A new meta-analysis on omega-3s, published in the Journal of the American Medical Association, is making waves in mainstream media with articles spouting titles such as, "More Evidence That Omega-3 Supplements Don't Work."
But two top nutrition associations dispute the findings.
"Our main concern is that the results of this meta-analysis will be taken out of context," said Duffy MacKay, N.D., vice president, scientific and regulatory affairs, Council of Responsible Nutrition (CRN).
Researchers from the University Hospital of Ioannina in Greece reviewed 20 studies that included nearly 70,000 patients and found no statistical significance to support the claim that omega-3 supplementation leads to a lower risk of adverse cardiovascular events. The study was published Sept. 11.

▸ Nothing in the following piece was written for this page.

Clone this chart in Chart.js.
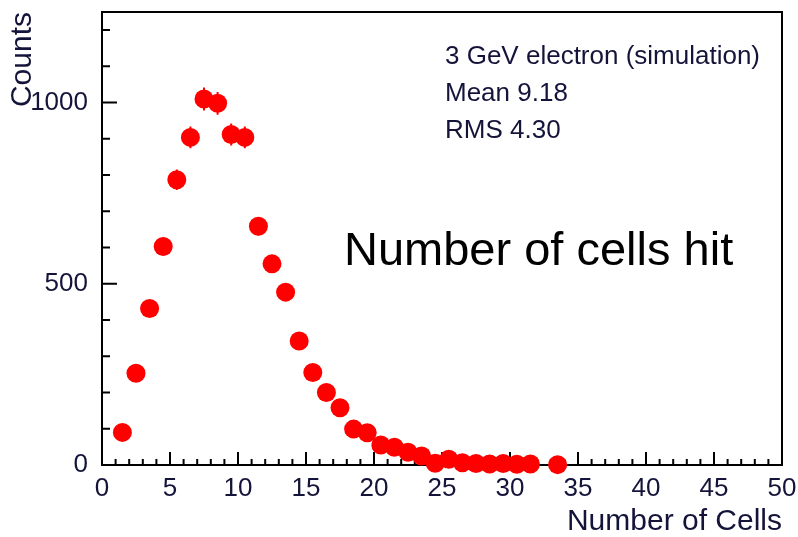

However, the Global Organization for EPA and DHA (GOED) calls the study flawed. "Given the flawed design of this meta-analysis, bypassing the advice of the American Heart Association or the 2010 Dietary Guidelines for Americans by stating that omega-3s are not cardioprotective could be harmful to public health," said Adam Ismail, GOED executive director.
Among the study's other flaws, CRN's Duffy stated, "This meta-analysis combined studies that were not comparable in their design (e.g., studies on healthy individuals were combined with those targeting diseased individuals), which makes the results more skew."